2. Prepare your configuration file:
3. Run the wrapper script
You can pass in a configuration file in YAML format that specifies your taxonomy project setup. You can use dir
in your command line on PC to ensure that your wrapper script, .gitconfig, and project.yaml (if you so choose) are all in the correct directory before running the wrapper script.
Unix (Max, Linux)
Using the predefined CCN20230601_project_config.yaml file:
./seed-via-docker.sh -C CCN20230601_project_config.yaml
Note: If you get a permission error while running the runner script (such as zsh: permission denied: ./seed-via-docker.sh
), please give execution permissions to the script and retry the command:
chmod +x seed-via-docker.sh
Windows
Using the predefined CCN20230601_project_config.yaml config file:
seed-via-docker.bat -C CCN20230601_project_config.yaml
This will create your starter files in
target/nhp_basal_ganglia_taxonomy
. It will also prepare an initial
release and initialize a local repository (not yet pushed to your Git host site such as GitHub or GitLab).
Problems?
There are three frequently encountered problems at this stage:
- No
.gitconfig
in user directory - Spaces is user path
- During download, your filenames got changed (Windows)
No .gitconfig
in user directory
The seed-via-docker script requires a .gitconfig
file in your user directory. If your .gitconfig
is in a different directory, you need to change the path in the downloaded seed-via-docker
script. For example on Windows (look at seed-via-docker.bat
):
docker run -v %userprofile%/.gitconfig:/root/.gitconfig -v %cd%:/work -w /work --rm -ti brain-bican/tdt /tools/tdt.py seed %*
%userprofile%/.gitconfig
should be changed to the correct path of your local .gitconfig
file.
Spaces is user path
We have had reports of users having trouble if there are paths (say, D:\data
) contain a space symbol, like D:/Dropbox (Personal)
or similar. In this case, we recommend to find a directory you can work in that does not contain a space symbol.
You can customize at this stage, but we recommend to first push the changes to you Git hosting site (see next steps).
During download, your filenames got changed (Windows)

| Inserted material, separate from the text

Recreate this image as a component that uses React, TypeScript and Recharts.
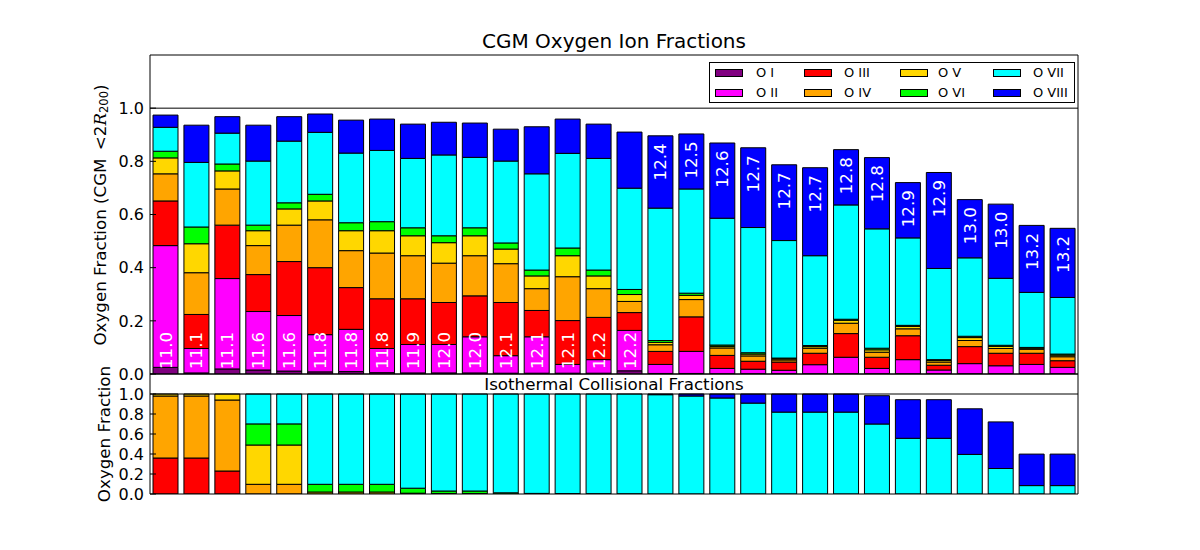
import React from 'react';
import { BarChart, Bar, XAxis, YAxis, ReferenceLine, LabelList } from 'recharts';

// halo mass labels (log M) for each of the 30 halos
const haloMass = ['11.0','11.1','11.1','11.6','11.6','11.8','11.8','11.8','11.9','12.0','12.0','12.1','12.1','12.1','12.2','12.2','12.4','12.5','12.6','12.7','12.7','12.7','12.8','12.8','12.9','12.9','13.0','13.0','13.2','13.2'];

// CGM ion fractions (top panel)
const cgmOI = [0.025,0.004,0.019,0.015,0.011,0.008,0.009,0.005,0.004,0.004,0.004,0.003,0.003,0.003,0.003,0.012,0.002,0.002,0.001,0.001,0.001,0.001,0.001,0.001,0.001,0.001,0.001,0.001,0.001,0.001];
const cgmOII = [0.458,0.092,0.340,0.220,0.209,0.140,0.159,0.091,0.107,0.107,0.136,0.066,0.137,0.033,0.051,0.152,0.034,0.083,0.020,0.017,0.013,0.034,0.062,0.020,0.053,0.014,0.038,0.030,0.035,0.024];
const cgmOIII = [0.168,0.128,0.201,0.139,0.203,0.252,0.157,0.187,0.172,0.158,0.154,0.200,0.099,0.165,0.159,0.067,0.049,0.130,0.049,0.030,0.031,0.043,0.089,0.042,0.090,0.018,0.064,0.047,0.042,0.025];
const cgmOIV = [0.102,0.157,0.136,0.109,0.137,0.180,0.139,0.172,0.162,0.148,0.151,0.146,0.082,0.165,0.108,0.042,0.025,0.065,0.028,0.020,0.008,0.019,0.039,0.019,0.026,0.012,0.023,0.018,0.015,0.015];
const cgmOV = [0.060,0.109,0.068,0.056,0.061,0.071,0.075,0.084,0.075,0.077,0.075,0.055,0.048,0.079,0.048,0.026,0.009,0.016,0.006,0.007,0.004,0.006,0.011,0.009,0.009,0.006,0.011,0.008,0.004,0.006];
const cgmOVI = [0.025,0.063,0.026,0.021,0.023,0.025,0.030,0.034,0.030,0.026,0.030,0.023,0.022,0.029,0.022,0.019,0.007,0.008,0.005,0.005,0.003,0.004,0.004,0.006,0.004,0.003,0.005,0.004,0.003,0.004];
const cgmOVII = [0.090,0.243,0.116,0.241,0.232,0.233,0.262,0.268,0.261,0.304,0.265,0.308,0.362,0.356,0.420,0.381,0.498,0.392,0.477,0.471,0.442,0.338,0.430,0.449,0.329,0.343,0.295,0.252,0.207,0.213];
const cgmOVIII = [0.046,0.140,0.062,0.135,0.092,0.069,0.124,0.118,0.129,0.123,0.129,0.120,0.177,0.129,0.129,0.211,0.272,0.207,0.283,0.300,0.285,0.331,0.208,0.268,0.208,0.361,0.219,0.279,0.252,0.260];

// Isothermal collisional fractions (bottom panel)
const isoOI = [0,0,0,0,0,0,0,0,0,0,0,0,0,0,0,0,0,0,0,0,0,0,0,0,0,0,0,0,0,0];
const isoOII = [0,0,0,0,0,0,0,0,0,0,0,0,0,0,0,0,0,0,0,0,0,0,0,0,0,0,0,0,0,0];
const isoOIII = [0.36,0.36,0.23,0,0,0,0,0,0,0,0,0,0,0,0,0,0,0,0,0,0,0,0,0,0,0,0,0,0,0];
const isoOIV = [0.62,0.62,0.71,0.097,0.097,0,0,0,0,0,0,0,0,0,0,0,0,0,0,0,0,0,0,0,0,0,0,0,0,0];
const isoOV = [0.02,0.02,0.06,0.393,0.393,0.02,0.02,0.02,0.008,0.004,0.004,0,0,0,0,0,0,0,0,0,0,0,0,0,0,0,0,0,0,0];
const isoOVI = [0,0,0,0.211,0.211,0.077,0.077,0.077,0.05,0.026,0.026,0.012,0.006,0.004,0.003,0.002,0,0,0,0,0,0,0,0,0,0,0,0,0,0];
const isoOVII = [0,0,0,0.299,0.299,0.903,0.903,0.903,0.942,0.97,0.97,0.988,0.994,0.996,0.997,0.998,0.993,0.98,0.96,0.909,0.819,0.819,0.819,0.70,0.557,0.557,0.396,0.255,0.084,0.084];
const isoOVIII = [0,0,0,0,0,0,0,0,0,0,0,0,0,0,0,0,0.007,0.02,0.04,0.091,0.181,0.181,0.181,0.283,0.386,0.386,0.456,0.466,0.315,0.315];

const ionNames = ['O I','O II','O III','O IV','O V','O VI','O VII','O VIII'];
const ionKeys = ['o1','o2','o3','o4','o5','o6','o7','o8'];
const ionColors = ['#800080','#ff00ff','#ff0000','#ffa500','#ffd700','#00ff00','#00ffff','#0000ff'];
const yTicks = [0, 0.2, 0.4, 0.6, 0.8, 1.0];
const xTicks = [0, 5, 10, 15, 20, 25, 30];

const cgmSeries = [cgmOI, cgmOII, cgmOIII, cgmOIV, cgmOV, cgmOVI, cgmOVII, cgmOVIII];
const isoSeries = [isoOI, isoOII, isoOIII, isoOIV, isoOV, isoOVI, isoOVII, isoOVIII];

const build = (series: number[][]) =>
  haloMass.map((m, i) => {
    const row: any = { idx: i, mass: m };
    ionKeys.forEach((k, j) => { row[k] = series[j][i]; });
    return row;
  });

const cgmData = build(cgmSeries);
const isoData = build(isoSeries);

const FONT = "'DejaVu Sans', sans-serif";
const N_BOTTOM = 16;

const bottomLabel = (props: any) => {
  const vb = props.viewBox || props;
  const x = Number(props.x ?? vb.x), y = Number(props.y ?? vb.y);
  const w = Number(props.width ?? vb.width), h = Number(props.height ?? vb.height);
  const index = props.index;
  if (index >= N_BOTTOM) return null;
  const cx = x + w / 2;
  const y0 = y + h - 5;
  return (
    <text x={cx} y={y0} transform={`rotate(-90 ${cx} ${y0})`} textAnchor="start" dominantBaseline="central" fill="#fff" fontSize={16.7} fontFamily={FONT}>
      {haloMass[index]}
    </text>
  );
};

const topLabel = (props: any) => {
  const vb = props.viewBox || props;
  const x = Number(props.x ?? vb.x), y = Number(props.y ?? vb.y);
  const w = Number(props.width ?? vb.width);
  const index = props.index;
  if (index < N_BOTTOM) return null;
  const cx = x + w / 2;
  const y0 = y + 7.5;
  return (
    <text x={cx} y={y0} transform={`rotate(-90 ${cx} ${y0})`} textAnchor="end" dominantBaseline="central" fill="#fff" fontSize={16.7} fontFamily={FONT}>
      {haloMass[index]}
    </text>
  );
};

const tickStyle = { fill: '#000', fontSize: 16, fontFamily: FONT };
const spine = { stroke: '#000', strokeWidth: 1 };

const Panel = ({ data, height, margin, labels }: any) => (
  <BarChart width={1200} height={height} data={data} margin={margin} barSize={25}>
    <XAxis xAxisId="c" dataKey="idx" type="category" hide />
    <XAxis xAxisId="t" type="number" orientation="top" domain={[0, 30]} ticks={xTicks} tick={false} tickSize={-6} height={1} axisLine={spine} tickLine={spine} allowDataOverflow />
    <XAxis xAxisId="b" type="number" orientation="bottom" domain={[0, 30]} ticks={xTicks} tick={false} tickSize={-6} height={1} axisLine={spine} tickLine={spine} allowDataOverflow />
    <YAxis yAxisId="l" domain={[0, 1.2]} ticks={yTicks} interval={0} width={60} tickSize={-6} tickMargin={12} tick={tickStyle} tickFormatter={(v: number) => v.toFixed(1)} axisLine={spine} tickLine={spine} allowDataOverflow />
    <YAxis yAxisId="r" orientation="right" domain={[0, 1.2]} ticks={yTicks} interval={0} width={1} tick={false} tickSize={-6} axisLine={spine} tickLine={spine} allowDataOverflow />
    <ReferenceLine xAxisId="c" yAxisId="l" y={1} stroke="#000" strokeWidth={1} />
    {ionKeys.map((k, j) => (
      <Bar key={k} xAxisId="c" yAxisId="l" dataKey={k} stackId="s" fill={ionColors[j]} stroke="#000" strokeWidth={1} isAnimationActive={false}>
        {labels && j === 0 && <LabelList dataKey="mass" content={bottomLabel} />}
        {labels && j === 7 && <LabelList dataKey="mass" content={topLabel} />}
      </Bar>
    ))}
  </BarChart>
);

const Legend = () => (
  <div style={{ position: 'absolute', left: 709, top: 62, width: 366, height: 41, border: '1px solid #000', background: '#fff', boxSizing: 'border-box', fontFamily: FONT, fontSize: 13 }}>
    {ionNames.map((n, j) => {
      const col = Math.floor(j / 2);
      const row = j % 2;
      const sx = [5, 94, 190, 283][col];
      const tx = [46, 134, 228, 323][col];
      const cy = row === 0 ? 10 : 30;
      return (
        <React.Fragment key={n}>
          <div style={{ position: 'absolute', left: sx, top: cy - 4, width: 28, height: 8, background: ionColors[j], border: '1px solid #000', boxSizing: 'border-box' }} />
          <div style={{ position: 'absolute', left: tx, top: cy - 8, lineHeight: '16px', whiteSpace: 'nowrap', color: '#000' }}>{n}</div>
        </React.Fragment>
      );
    })}
  </div>
);

export default function App() {
  return (
    <div style={{ position: 'absolute', left: 0, top: 0, width: 1200, height: 550, background: '#fff', overflow: 'hidden' }}>
      <div style={{ position: 'absolute', left: 0, top: 360 }}>
        <Panel data={isoData} height={150} margin={{ top: 13, right: 121, bottom: 15, left: 90 }} labels={false} />
      </div>
      <div style={{ position: 'absolute', left: 0, top: 0 }}>
        <Panel data={cgmData} height={392} margin={{ top: 54, right: 121, bottom: 17, left: 90 }} labels />
      </div>
      <Legend />
      <svg width={1200} height={550} style={{ position: 'absolute', left: 0, top: 0, pointerEvents: 'none' }}>
        <text x={614} y={48} textAnchor="middle" fontSize={20} fontFamily={FONT} fill="#000">CGM Oxygen Ion Fractions</text>
        <text x={614} y={390} textAnchor="middle" fontSize={16.7} fontFamily={FONT} fill="#000">Isothermal Collisional Fractions</text>
        <text x={100} y={215} transform="rotate(-90 100 215)" textAnchor="middle" dominantBaseline="central" fontSize={16.7} fontFamily={FONT} fill="#000">
          Oxygen Fraction (CGM{'\u2002'}&lt;2<tspan fontStyle="italic" fontFamily="'DejaVu Serif', serif">R</tspan><tspan fontSize={11.5} dy={4}>200</tspan><tspan dy={-4}>)</tspan>
        </text>
        <text x={104} y={434} transform="rotate(-90 104 434)" textAnchor="middle" dominantBaseline="central" fontSize={16.7} fontFamily={FONT} fill="#000">Oxygen Fraction</text>
      </svg>
    </div>
  );
}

Windows users, occasionally it has been reported that files downloaded on a Windows machine get a wrong file ending,
for example seed-via-docker.bat.txt
instead of seed-via-docker.bat
, or, as we will see later, project.yaml.txt
instead of project.yaml
. If you have problems, double-check your files are named correctly after the download!
4. Push to Git hosting website
The development kit will automatically initialize a git project, add all files and commit.
You will need to create a project on you Git hosting site.
For GitHub:
- Go to: https://github.com/new
- The owner MUST be the org you selected with the
github_org
option in the project yaml file. Repo name should be same with therepo
option - Do not initialize with a README (you already have one)
- Click Create
- See the section under "…or push an existing repository from the command line"
For GitLab:
- Go to: https://gitlab.com/projects/new
- The owner MUST be the org you selected with the
github_org
option in the project yaml file. Repo name should be same with therepo
option - Do not initialize with a README (you already have one)
- Click 'Create project'
- See the section under "Push an existing Git repository"
Follow the instructions there. E.g. (make sure the location of your remote is exactly correct!).
cd target/human_m1
git remote add origin https://github.com/hkir-dev/human_m1.git
git branch -M main
git push -u origin main
Note: you can now mv target/human_m1
to anywhere you like in your home directory. Or you can do a fresh checkout from github.
5. Review Your Project on GitHub
Your new project repository is now hosted on GitHub. You can view your newly created repository from the previous step (such as https://github.com/hkir-dev/human_m1) on GitHub.
If the repository does not meet your expectations, you can delete it from the GitHub settings and begin the process anew.
If you are satisfied with the setup, you may proceed to load your data into the project.